Blown-out waters don’t blow away the fish |

Blown-out waters don’t blow away the fish

Bryce Evans
summit daily news

BRECKENRIDGE – Sure, if the Colorado River is running at 2,700 cfs at Pumphouse, it might not be ideal to toss a line in the water, let alone wade in from the shore.

But while some of the area’s streams have started to rise, the fishing is still solid.

“The main thing for people to remember is that if there’s fish in the river when the conditions are good, there are still fish in the river when the conditions are tough,” said Jackson Streit, owner of Mountain Anglers in Breckenridge. “You just have to change your tactics.”

That means, for the most part, bigger flies and heavier leaders.

Warmer weather is starting to break down the county’s record snowpack, and with the moderate heat wave – and literal water waves heading down stream – waters are flowing higher than normal at this time of year.

That leaves two choices for anglers: Fight for fish in heavy currents, or find some calmer water.

Streit suggested the southern sections of the Arkansas River if you’re looking to avoid heavy flows. He led a guide trip down there just a few days ago, and there was a strong mayfly hatch to go along with the seasonal caddis.

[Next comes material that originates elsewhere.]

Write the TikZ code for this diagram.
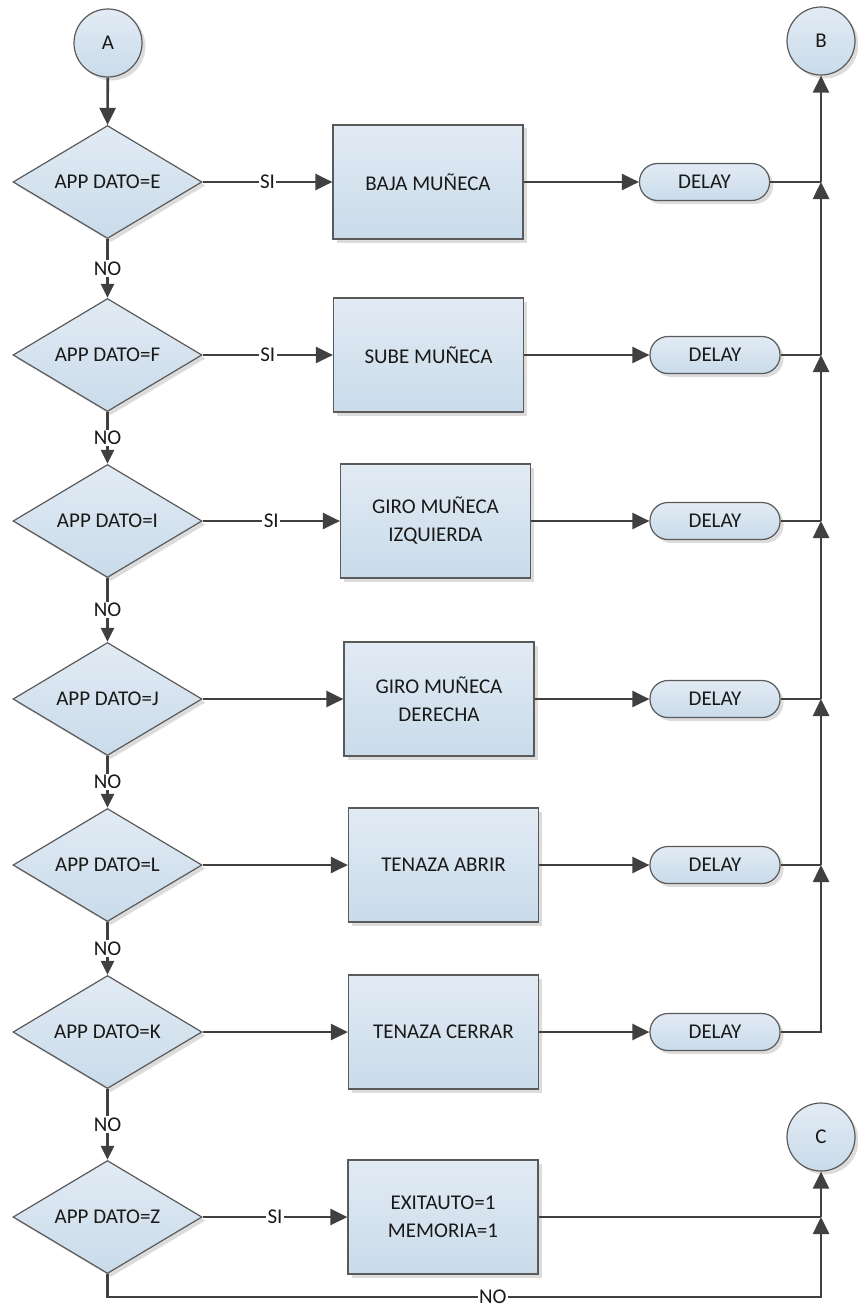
\documentclass[tikz,border=0pt]{standalone}
\usepackage{fontspec}
\setmainfont{Carlito}
\usetikzlibrary{shapes.geometric,arrows.meta,shadows}
\definecolor{linegray}{HTML}{404040}
\definecolor{edgegray}{HTML}{5A5A5A}
\definecolor{filltop}{HTML}{E2EBF4}
\definecolor{fillbot}{HTML}{C9DBEA}
\definecolor{shadowgray}{HTML}{DCDCDC}
\tikzset{
  base/.style={draw=edgegray, line width=1.2pt, top color=filltop, bottom color=fillbot,
    inner sep=0pt, font=\fontsize{21}{28}\selectfont, text=black!90, align=center,
    drop shadow={shadow xshift=3.5pt, shadow yshift=-3.5pt, fill=shadowgray, opacity=1}},
  decision/.style={base, diamond, minimum width=189pt, minimum height=113pt, aspect=1.67},
  process/.style={base, rectangle, minimum width=190pt, minimum height=114pt},
  delaybox/.style={base, rectangle, rounded corners=18pt, minimum width=130pt, minimum height=37pt},
  connector/.style={base, circle, minimum size=68pt},
  flow/.style={draw=linegray, line width=2.6pt, -{Triangle[length=17pt,width=16pt]}},
  flowsmall/.style={draw=linegray, line width=2.6pt, -{Triangle[length=14pt,width=13pt]}},
  plain/.style={draw=linegray, line width=2.6pt},
  tag/.style={fill=white, inner sep=1.5pt, text=black!90, font=\fontsize{21}{24}\selectfont}
}
\begin{document}
\begin{tikzpicture}[x=1pt,y=-1pt]
\useasboundingbox (0,0) rectangle (858,1308);

% off-page connectors
\node[connector] (A) at (108,43) {A};
\node[connector] (B) at (821,41) {B};
\node[connector] (C) at (821,1137) {C};

% decisions
\node[decision] (d1) at (107.5,182) {APP DATO=E};
\node[decision] (d2) at (107.5,355) {APP DATO=F};
\node[decision] (d3) at (107.5,521) {APP DATO=I};
\node[decision] (d4) at (107.5,699) {APP DATO=J};
\node[decision] (d5) at (107.5,865) {APP DATO=L};
\node[decision] (d6) at (107.5,1032) {APP DATO=K};
\node[decision] (d7) at (107.5,1217) {APP DATO=Z};

% actions
\node[process] (p1) at (428,182) {BAJA MUÑECA};
\node[process] (p2) at (428.5,355) {SUBE MUÑECA};
\node[process] (p3) at (435.5,521) {GIRO MUÑECA\\IZQUIERDA};
\node[process] (p4) at (439,699) {GIRO MUÑECA\\DERECHA};
\node[process] (p5) at (443.5,865) {TENAZA ABRIR};
\node[process] (p6) at (443.5,1032) {TENAZA CERRAR};
\node[process] (p7) at (443,1217) {EXITAUTO=1\\MEMORIA=1};

% delays
\node[delaybox] (t1) at (704.5,182) {DELAY};
\node[delaybox] (t2) at (715,355) {DELAY};
\node[delaybox] (t3) at (715,521) {DELAY};
\node[delaybox] (t4) at (715,699) {DELAY};
\node[delaybox] (t5) at (715,865) {DELAY};
\node[delaybox] (t6) at (715,1032) {DELAY};

% junctions on the return line
\coordinate (j1) at (821,182);
\coordinate (j2) at (821,355);
\coordinate (j3) at (821,521);
\coordinate (j4) at (821,699);
\coordinate (j5) at (821,865);
\coordinate (j6) at (821,1032);
\coordinate (j7) at (821,1217);
\coordinate (n1) at (107.5,1297);
\coordinate (n2) at (821,1297);

% main vertical flow
\draw[flow] (A) -- (d1.north);
\foreach \a/\b in {d1/d2,d2/d3,d3/d4,d4/d5,d5/d6,d6/d7}
  \draw[flowsmall] (\a.south) -- node[tag] {NO} (\b.north);

% decision -> action
\draw[flow] (d1.east) -- node[tag] {SI} (p1.west);
\draw[flow] (d2.east) -- node[tag] {SI} (p2.west);
\draw[flow] (d3.east) -- node[tag] {SI} (p3.west);
\draw[flow] (d4.east) -- (p4.west);
\draw[flow] (d5.east) -- (p5.west);
\draw[flow] (d6.east) -- (p6.west);
\draw[flow] (d7.east) -- node[tag] {SI} (p7.west);

% action -> delay
\foreach \i in {1,...,6}
  \draw[flow] (p\i.east) -- (t\i.west);

% delays -> return line
\foreach \i in {1,...,5}
  \draw[plain] (t\i.east) -- (j\i);
\draw[flow] (t6.east) -- (j6) -- (j5);
\draw[flow] (j5) -- (j4);
\draw[flow] (j4) -- (j3);
\draw[flow] (j3) -- (j2);
\draw[flow] (j2) -- (j1);
\draw[flow] (j1) -- (B.south);

% last branch
\draw[plain] (p7.east) -- (j7);
\draw[flow] (j7) -- (C.south);
\draw[flow] (d7.south) -- (n1) -- node[tag, pos=0.54] {NO} (n2) -- (j7);
\end{tikzpicture}
\end{document}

The Ark was flowing at about 350 cfs (it is expected to rise in the coming days), and Streit suggests using a blue quill, size 14 at midday in the area. In the afternoon, look to use more caddis patterns.

Rigging a dry-dropper combination worked well around the edges of the stream, Streit said.

Aside from the Ark, right now, anglers are looking to the South Platte for calm waters. The middle and south forks, Streit said, have been flowing calmly, down around 15 cfs near Hartsel. The “Dream Stream,” between Spinney and Eleven Mile reservoirs, was flowing at just 75 cfs, recently. Streit said to watch the flows in those areas, and once they reach about 50-60 cfs, the fishing should be really good. He also suggested checking out the reservoirs – Spinney, Eleven Mile and Antero.

The Williams Fork River, where it flows into the Colorado at Parshall, is low and clear, right now, Streit said. But the Colorado itself is running hard and pretty murky.

“The Colorado was pretty dirty, but it was fishable,” he said.

He suggested using “big bright stuff,” such as worms, eggs and large stone fly patterns.

The Blue River is flowing at around 450 cfs in Silverthorne. Streit said there is “more water in there” than he’s ever seen, but you can certainly still catch fish.

“All the big fish up by the dam get pushed down into the legal-to-fish water. Then it can be a rodeo trying to hook some of those big fish. Landing them is another story,” he said. “Fish heavier leaders and bigger flies. Those fish haven’t seen anyone trying to catch them, so you don’t have to go with small, small flies.”

Big worms and large mysis patterns should work, and Streit suggest a size 6 or 8 saltwater fly – the Crazy Charlie – which looks similar to a mysis.

Heading down toward Green Mountain Reservoir, the water gets even bigger. Again, Streit suggests the big stuff: large stone flies, worms and eggs.

He also said the inlet of the Snake River has seen a lot of fish recently.

“It’s funny, people think things are either good or they’re bad,” he said. “You can still catch fish everywhere, but a lot of people don’t like fishing when the flows are really high and the water’s quite dirty.”

They say the early bird always catches the worm. That’s all well and good, but, right now at least, the early angler’s going to be stuck holding a pretty light line the earlier he gets to the river.

“The big thing, when you’re getting this big cold-water snowmelt, is not to go out too early,” Streit said. “You can catch fish early, but the best fishing isn’t until 11 or noon.